During the nineteenth century, the Victorians altered many fairy tales to make them suitable for children. These gentler versions often were written by the best-known authors of the time. Many of the resulting collections of childrens stories were beautifully illustrated, so the books were also collected by adults. As a result of the success of these childrens books, more fantasy stories were written over the years. Some are based on ancient legends, such as T. H. Whites The Once and Future King (1958); countless others were original. Furthermore, these stories were not meant for children alone; they were grouped in the category of adult fantasy. Some works entered the mainstream because many authors not known for fantasy work enjoy turning to this genre occasionally. It allows authors to escape the harsh realities depicted in real-world novels and enter a world in which basic principles such as good and evil can be examined in different idioms. Some authors prefer using language and symbolism found in old stories to build new ones. Others, such as de Lint, base their novels directly on old stories, as in the Fairy Tale Series.
De Lint is a member of the Science Fiction Writers of America and has been a juror for the William L. Crawford Award, the Nebula Award, and the World Fantasy Award. In 1988, Jack the Giant-Killer earned for him one of many honors, the Canadian SF/Fantasy Award for the best work in English.

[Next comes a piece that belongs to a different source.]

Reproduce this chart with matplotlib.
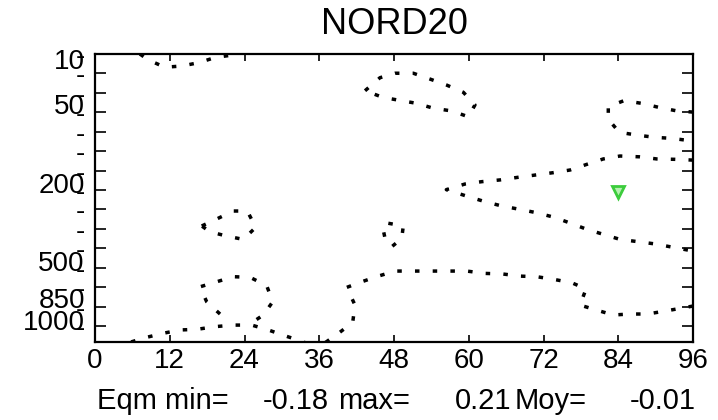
import numpy as np
import matplotlib
matplotlib.use("Agg")
import matplotlib.pyplot as plt

plt.rcParams['font.family'] = ['Liberation Sans', 'DejaVu Sans']

# ---------------- data ----------------
title = "NORD20"
x_ticks = [0, 12, 24, 36, 48, 60, 72, 84, 96]
level_ticks = list(range(15))            # pressure level index (10 hPa at top)
level_labels = ["10", "50", "200", "500", "850", "1000"]
level_label_pos = [0.42, 2.72, 6.8, 10.8, 12.7, 13.85]
stats_parts = ["Eqm min=", "-0.18", "max=", "0.21", "Moy=", "-0.01"]

# contour lines (x: forecast hour, y: level index)
ca_x = [7.2, 8.6, 11.2, 13.9, 16.6, 19.4, 22.2, 23.3]
ca_y = [0.0, 0.31, 0.68, 0.62, 0.45, 0.17, 0.05, 0.0]

cb_x = [43.35, 45.75, 48.16, 51.1, 53.78, 56.46, 59.13, 61.0, 59.93, 57.27, 54.31, 51.65, 48.97, 46.19, 43.35]
cb_y = [1.89, 1.22, 0.99, 0.99, 1.29, 1.60, 1.97, 2.62, 3.23, 2.93, 2.79, 2.54, 2.39, 2.23, 1.89]

cc_x = [96, 93.27, 90.43, 87.77, 84.93, 82.4, 82.4, 84.17, 86.96, 89.9, 92.58, 96]
cc_y = [2.99, 2.92, 2.74, 2.54, 2.40, 2.71, 3.36, 4.03, 4.17, 4.29, 4.34, 4.48]

cd_x = [96, 93.11, 90.17, 87.38, 84.28, 81.6, 78.94, 76.26, 73.48, 70.64, 67.8, 65.02, 62.08, 59.4,
        56.4, 59.93, 62.61, 65.29, 68.12, 70.91, 73.69, 76.37, 78.94, 81.6, 84.28, 87.22, 90.06, 92.84, 96]
cd_y = [5.46, 5.42, 5.40, 5.29, 5.25, 5.40, 5.68, 5.97, 6.11, 6.23, 6.35, 6.48, 6.57, 6.69,
        6.98, 7.34, 7.60, 7.82, 7.99, 8.17, 8.40, 8.71, 9.02, 9.28, 9.54, 9.66, 9.78, 9.95, 10.14]

ce_x = [96, 94.44, 91.5, 88.66, 85.88, 83.21, 80.54, 77.86, 78.83, 76.53, 73.69, 70.91, 68.23, 65.45,
        62.61, 59.67, 56.88, 54.05, 51.1, 48.16, 45.48, 42.82, 40.41, 41.74, 41.37, 39.22, 36.92]
ce_y = [12.97, 13.06, 13.23, 13.38, 13.38, 13.43, 13.18, 12.92, 12.09, 11.77, 11.6, 11.46, 11.43, 11.32,
        11.29, 11.17, 11.17, 11.17, 11.17, 11.17, 11.43, 11.72, 12.01, 12.92, 13.81, 14.34, 14.86]

cf_x = [47.09, 49.49, 49.24, 47.63, 46.55, 46.28, 47.09]
cf_y = [8.71, 8.85, 9.49, 9.92, 9.47, 9.06, 8.71]

cg_x = [17.13, 19.54, 22.2, 24.45, 25.8, 23.81, 21.14, 18.46, 17.13]
cg_y = [8.85, 8.49, 8.08, 8.08, 8.92, 9.54, 9.37, 9.15, 8.85]

ch_x = [20.07, 17.93, 16.86, 19.54, 22.2, 24.88, 27.56, 28.53, 27.02, 25.3]
ch_y = [13.38, 12.75, 11.98, 11.72, 11.46, 11.49, 11.92, 12.75, 13.43, 13.8]

ci_x = [3.0, 5.35, 8.03, 10.96, 13.65, 16.33, 19.26, 22.2, 25.16, 27.82, 30.5, 33.44, 34.5]
ci_y = [14.98, 14.86, 14.6, 14.37, 14.2, 14.17, 14.03, 13.95, 13.95, 14.2, 14.5, 14.81, 14.98]

contours = [(ca_x, ca_y), (cb_x, cb_y), (cc_x, cc_y), (cd_x, cd_y), (ce_x, ce_y),
            (cf_x, cf_y), (cg_x, cg_y), (ch_x, ch_y), (ci_x, ci_y)]

station_x = [84]
station_y = [7.1]

# ---------------- figure ----------------
fig = plt.figure(figsize=(7.18, 4.2), dpi=100)
ax = fig.add_axes([95/718, 1 - 342/420, 598/718, 288/420])

for cx, cy in contours:
    ax.plot(cx, cy, color='black', lw=2.5, linestyle=(0, (1.3, 3.8)),
            dash_capstyle='butt')

ax.plot(station_x, station_y, marker='v', markersize=9, linestyle='none',
        markerfacecolor='#b6f0b0', markeredgecolor='#3ccc3c', markeredgewidth=2)

ax.set_xlim(0, 96)
ax.set_ylim(14.82, 0)

ax.set_xticks(x_ticks)
ax.set_xticklabels([str(v) for v in x_ticks], fontsize=20)
ax.set_yticks(level_ticks)
ax.set_yticklabels(['-'] * len(level_ticks), fontsize=20)

ax.tick_params(axis='x', direction='in', length=5, width=1.2, top=True, pad=4)
ax.tick_params(axis='y', direction='in', length=8, width=1.2, right=True, pad=7)

for lab, pos in zip(level_labels, level_label_pos):
    ax.text(-0.017, pos, lab, transform=ax.get_yaxis_transform(), ha='right',
            va='center', fontsize=20)

for s in ax.spines.values():
    s.set_linewidth(1.6)

fig.text((95 + 693) / 2 / 718, 1 - 25/420, title, ha='center', va='center', fontsize=26)

# stats line pieces, left edges in figure pixels
stats_left_px = [97, 263, 338, 455, 515, 630]
for txt, px in zip(stats_parts, stats_left_px):
    fig.text(px / 718, 1 - 401/420, txt, ha='left', va='center', fontsize=21)

fig.savefig('out.png', dpi=100, facecolor='white')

De Lint became a full-time writer in 1983. Jack the Giant-Killer may be considered one of his earlier works; he began writing it in the same year his first fantasy novel, The Riddle of the Wren (1984), was published. He is well known for writing high fantasy placed in a contemporary setting, usually his native Ontario. De Lint believed that his short efforts prior to Jack the Giant-Killer, such as Moonheart (1984), were enjoyable but not entirely successful. Contributing to the Fairy Tale Series gave him a chance to present the realm of Faery as something that is always present but invisible to the casual glance—not as an intrusion into the everyday world.